• **Excerpted data**:
+++
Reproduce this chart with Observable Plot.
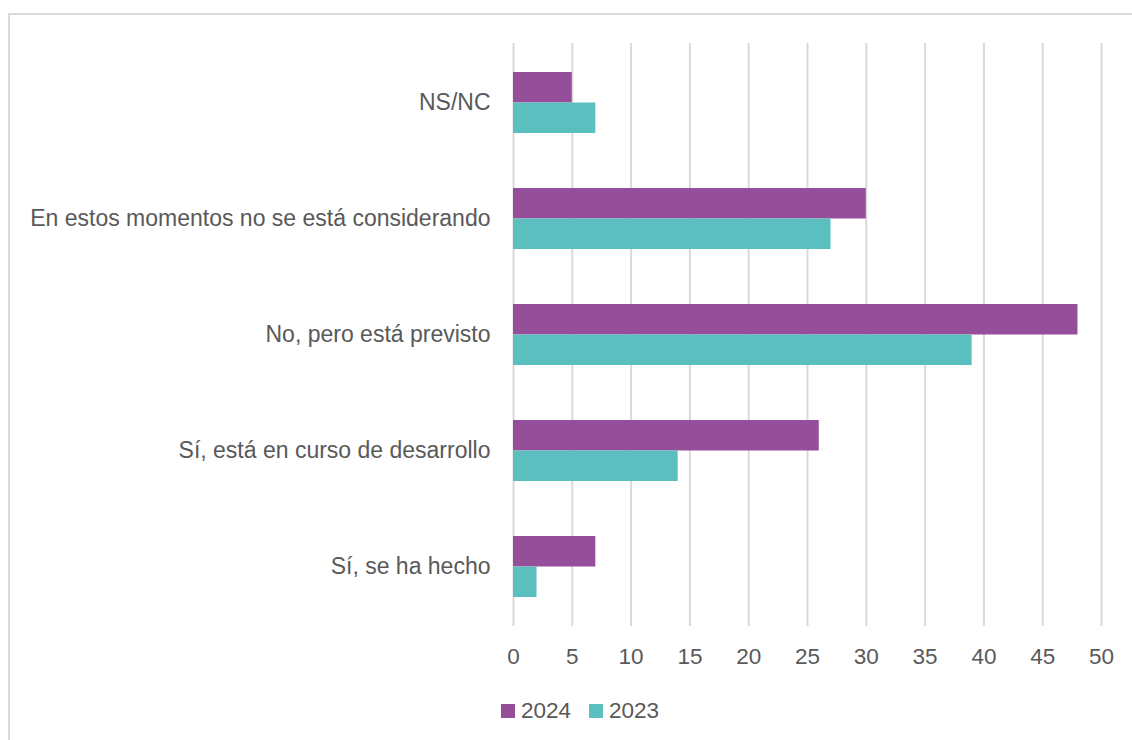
+++
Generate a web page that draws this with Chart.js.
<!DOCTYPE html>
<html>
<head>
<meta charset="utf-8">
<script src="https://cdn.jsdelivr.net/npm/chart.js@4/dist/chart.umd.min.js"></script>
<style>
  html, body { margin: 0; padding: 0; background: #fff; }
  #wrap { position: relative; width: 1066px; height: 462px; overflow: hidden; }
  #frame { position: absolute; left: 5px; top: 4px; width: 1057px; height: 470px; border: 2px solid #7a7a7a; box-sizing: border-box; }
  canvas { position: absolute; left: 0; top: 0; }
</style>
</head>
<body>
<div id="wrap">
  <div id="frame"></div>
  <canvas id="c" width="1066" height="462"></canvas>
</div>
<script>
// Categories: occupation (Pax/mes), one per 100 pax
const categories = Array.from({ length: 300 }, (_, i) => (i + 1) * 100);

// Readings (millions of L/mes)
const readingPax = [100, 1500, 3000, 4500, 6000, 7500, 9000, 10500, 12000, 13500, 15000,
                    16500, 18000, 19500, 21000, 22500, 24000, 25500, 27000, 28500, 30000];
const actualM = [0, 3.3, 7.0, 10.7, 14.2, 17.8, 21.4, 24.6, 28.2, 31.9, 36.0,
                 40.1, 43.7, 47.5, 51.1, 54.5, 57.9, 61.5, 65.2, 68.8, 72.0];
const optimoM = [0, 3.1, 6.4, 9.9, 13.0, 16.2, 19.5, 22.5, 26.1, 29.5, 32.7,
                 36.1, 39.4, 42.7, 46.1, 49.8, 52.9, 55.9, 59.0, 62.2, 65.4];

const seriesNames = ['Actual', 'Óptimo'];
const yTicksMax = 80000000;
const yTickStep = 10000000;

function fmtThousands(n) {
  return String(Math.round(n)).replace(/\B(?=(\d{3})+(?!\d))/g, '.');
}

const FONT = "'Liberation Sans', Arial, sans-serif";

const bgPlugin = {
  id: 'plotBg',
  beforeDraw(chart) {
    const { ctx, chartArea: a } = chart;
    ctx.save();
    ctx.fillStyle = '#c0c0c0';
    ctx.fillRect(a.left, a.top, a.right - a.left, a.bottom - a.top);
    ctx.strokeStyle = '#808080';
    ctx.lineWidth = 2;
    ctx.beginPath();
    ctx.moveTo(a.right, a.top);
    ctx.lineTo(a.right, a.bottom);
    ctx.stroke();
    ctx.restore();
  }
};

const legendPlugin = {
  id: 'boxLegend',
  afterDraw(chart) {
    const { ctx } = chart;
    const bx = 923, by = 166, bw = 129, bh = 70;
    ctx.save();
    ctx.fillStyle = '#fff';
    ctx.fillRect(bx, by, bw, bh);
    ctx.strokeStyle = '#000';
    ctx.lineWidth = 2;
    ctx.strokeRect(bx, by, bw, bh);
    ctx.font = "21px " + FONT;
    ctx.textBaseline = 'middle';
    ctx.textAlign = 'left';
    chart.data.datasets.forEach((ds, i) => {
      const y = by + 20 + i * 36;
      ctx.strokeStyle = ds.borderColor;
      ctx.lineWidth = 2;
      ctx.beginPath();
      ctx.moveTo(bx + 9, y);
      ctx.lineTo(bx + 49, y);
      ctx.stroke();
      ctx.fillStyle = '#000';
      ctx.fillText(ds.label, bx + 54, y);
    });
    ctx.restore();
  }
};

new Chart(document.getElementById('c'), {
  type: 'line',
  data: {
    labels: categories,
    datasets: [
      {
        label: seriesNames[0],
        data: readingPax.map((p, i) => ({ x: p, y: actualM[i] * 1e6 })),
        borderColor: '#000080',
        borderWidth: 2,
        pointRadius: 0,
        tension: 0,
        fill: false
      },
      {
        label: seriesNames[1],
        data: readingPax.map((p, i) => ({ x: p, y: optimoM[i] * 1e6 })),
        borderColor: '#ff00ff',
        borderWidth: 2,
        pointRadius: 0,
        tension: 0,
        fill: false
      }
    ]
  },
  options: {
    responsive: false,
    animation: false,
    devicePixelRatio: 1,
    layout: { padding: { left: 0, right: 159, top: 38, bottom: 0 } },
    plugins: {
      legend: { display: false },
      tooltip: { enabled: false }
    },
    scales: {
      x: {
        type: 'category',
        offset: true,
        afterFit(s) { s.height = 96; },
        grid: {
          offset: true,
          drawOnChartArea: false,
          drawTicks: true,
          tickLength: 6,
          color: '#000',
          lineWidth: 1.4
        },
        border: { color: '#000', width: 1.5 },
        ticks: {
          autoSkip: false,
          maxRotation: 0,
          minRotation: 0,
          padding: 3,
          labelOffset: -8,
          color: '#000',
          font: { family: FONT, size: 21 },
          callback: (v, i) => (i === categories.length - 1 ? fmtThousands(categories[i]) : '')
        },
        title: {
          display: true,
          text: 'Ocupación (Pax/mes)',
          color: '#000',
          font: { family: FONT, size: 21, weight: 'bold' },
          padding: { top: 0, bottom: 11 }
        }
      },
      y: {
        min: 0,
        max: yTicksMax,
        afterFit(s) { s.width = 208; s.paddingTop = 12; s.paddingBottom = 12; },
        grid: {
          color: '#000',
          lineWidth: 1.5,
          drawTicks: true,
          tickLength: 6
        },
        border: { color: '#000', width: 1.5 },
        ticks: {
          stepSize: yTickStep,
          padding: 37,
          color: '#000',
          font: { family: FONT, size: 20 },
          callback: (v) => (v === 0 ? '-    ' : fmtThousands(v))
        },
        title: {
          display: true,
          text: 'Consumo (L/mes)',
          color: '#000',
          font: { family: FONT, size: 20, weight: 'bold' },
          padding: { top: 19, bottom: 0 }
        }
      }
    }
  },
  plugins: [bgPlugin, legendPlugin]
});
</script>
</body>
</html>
+++
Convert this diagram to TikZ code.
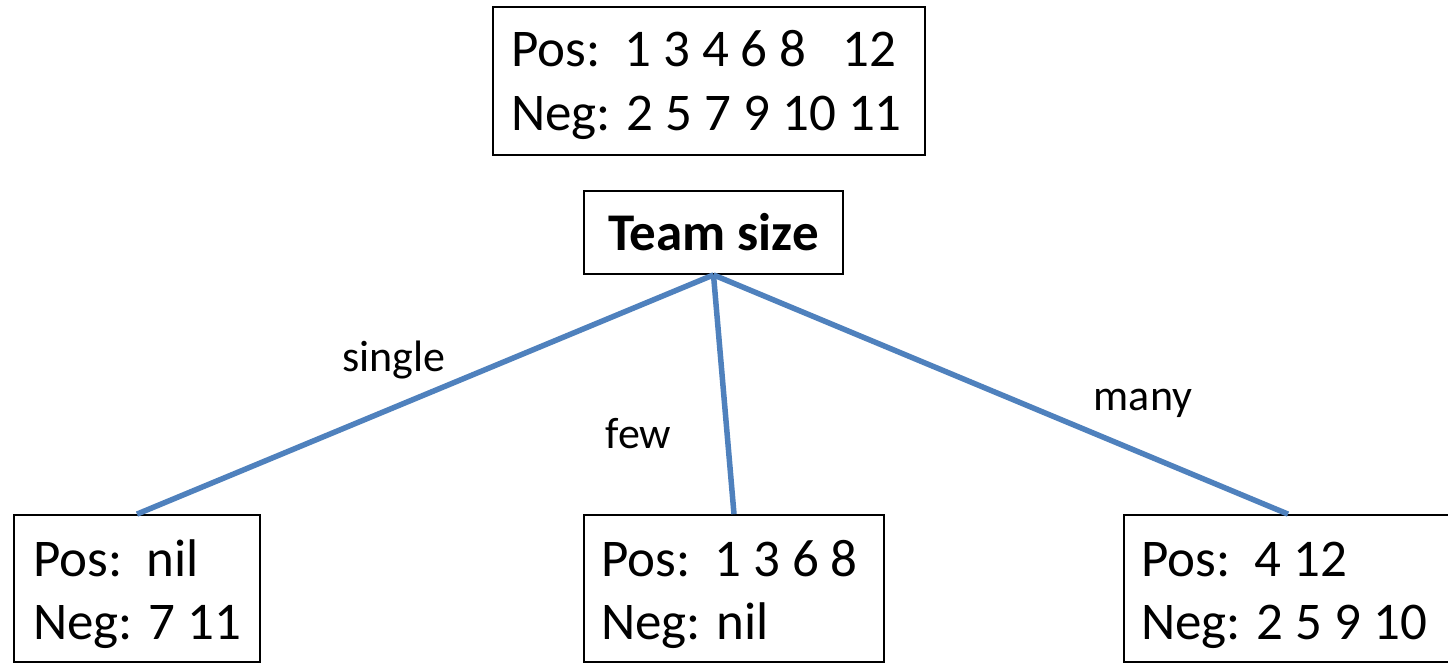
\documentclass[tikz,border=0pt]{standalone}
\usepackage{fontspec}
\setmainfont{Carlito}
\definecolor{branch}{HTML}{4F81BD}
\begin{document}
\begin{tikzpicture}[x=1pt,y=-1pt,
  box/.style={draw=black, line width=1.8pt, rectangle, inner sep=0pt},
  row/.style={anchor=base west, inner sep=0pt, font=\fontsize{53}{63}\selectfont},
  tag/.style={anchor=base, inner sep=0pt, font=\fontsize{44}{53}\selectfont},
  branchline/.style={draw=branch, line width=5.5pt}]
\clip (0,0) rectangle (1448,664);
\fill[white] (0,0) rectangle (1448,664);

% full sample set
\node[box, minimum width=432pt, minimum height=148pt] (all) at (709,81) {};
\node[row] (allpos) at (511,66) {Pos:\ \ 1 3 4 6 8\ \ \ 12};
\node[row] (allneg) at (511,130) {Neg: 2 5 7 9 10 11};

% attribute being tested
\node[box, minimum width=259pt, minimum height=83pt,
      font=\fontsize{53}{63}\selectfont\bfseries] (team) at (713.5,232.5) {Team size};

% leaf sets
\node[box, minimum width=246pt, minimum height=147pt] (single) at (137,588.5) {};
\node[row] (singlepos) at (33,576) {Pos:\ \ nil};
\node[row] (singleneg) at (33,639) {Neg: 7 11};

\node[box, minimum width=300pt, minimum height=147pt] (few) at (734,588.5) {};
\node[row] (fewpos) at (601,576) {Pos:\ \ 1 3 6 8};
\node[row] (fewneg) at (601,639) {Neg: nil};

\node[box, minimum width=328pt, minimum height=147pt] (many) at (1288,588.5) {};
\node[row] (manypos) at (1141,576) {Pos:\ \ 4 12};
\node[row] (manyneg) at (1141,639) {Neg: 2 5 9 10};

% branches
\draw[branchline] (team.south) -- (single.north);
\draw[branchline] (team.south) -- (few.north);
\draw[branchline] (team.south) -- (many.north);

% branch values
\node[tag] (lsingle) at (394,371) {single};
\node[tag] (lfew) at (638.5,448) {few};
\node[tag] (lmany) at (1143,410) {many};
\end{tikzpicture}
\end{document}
+++
• **Your instructions**:
Gather every line from the entries above where the word "this" appears, and copy them.

• **Task result**:
Reproduce this chart with Observable Plot.
Generate a web page that draws this with Chart.js.
Convert this diagram to TikZ code.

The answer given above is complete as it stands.